Свой единственный визит я приурочил ко дню рождения Дэнни и, когда ехал в клинику, не переставал убеждать себя, что все будет совсем не так плохо, как я себе представляю. Мои плохие предчувствия в значительной степени рассеяло то, что едва я вошел в вестибюль, как сразу же был окружен плотным кольцом колясочников. Они были настроены очень доброжелательно, что я также отметил как положительный факт. Затем один из постояльцев, как они здесь назывались, представился мне, выговаривая слова, как робот. Он сообщил мне дату прибытия сюда и свое имя, как попавший в плен летчик называет на допросе свой чин и личный номер. Затем одна из женщин-колясочниц поинтересовалась, не я ли буду устанавливать рождественскую елку. Они потому были так рады видеть меня, что их одолевала скука.
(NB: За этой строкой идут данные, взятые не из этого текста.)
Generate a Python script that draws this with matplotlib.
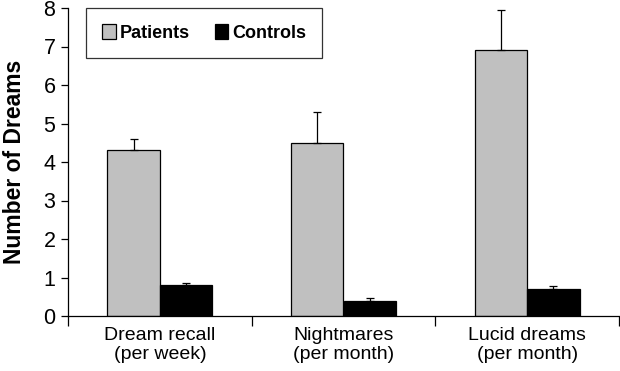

В кабинете миссис Беверли – так звали директора клиники – на стене висел плакат с изображением доктора Зло из фильма «Остин Пауэрс», задумчивого и с мизинцем, прижатым к губам. Надпись на плакате сообщала: «Здесь говорю я и требую к себе хотя бы минимального уважения». После того, как по ее указанию привели Дэнни, который меня не узнал, она оставила нас в комнате дневного пребывания. Я вручил Дэнни свой подарок – новые кроссовки, которые, как мне показалось, совершенно его не заинтересовали, – а потом мы вместе обедали в столовой, интерьером напоминающей школьную. За одним столом сидел колясочник, которого кормили с ложки. За другим столом сзади нас группа постояльцев играла в снап; [42]за столом напротив две женщины с грязными бездумными лицами передвигали по доске шашки. В раздаточное окно нам подали сосиски с жареной картошкой, мы сели, и Дэнни, медленно поднося ложку ко рту, принялся за еду. Он злобно смотрел на меня, говорил грубым и резким тоном, как с надоедливым незнакомцем. Он, казалось, не вполне осознавал, что сегодня был день его рождения, хотя на лацкане его куртки был прикреплен значок «28»; он пропустил мимо ушей все мои вопросы о других подарках, которые получил. Вдруг он стал рассказывать мне, почему он оказался здесь – я и не подозревал, что это может быть ему известно, – никто, конечно же, ничего ему не рассказывал, и мы были уверены в том, что сам он ничего не помнит.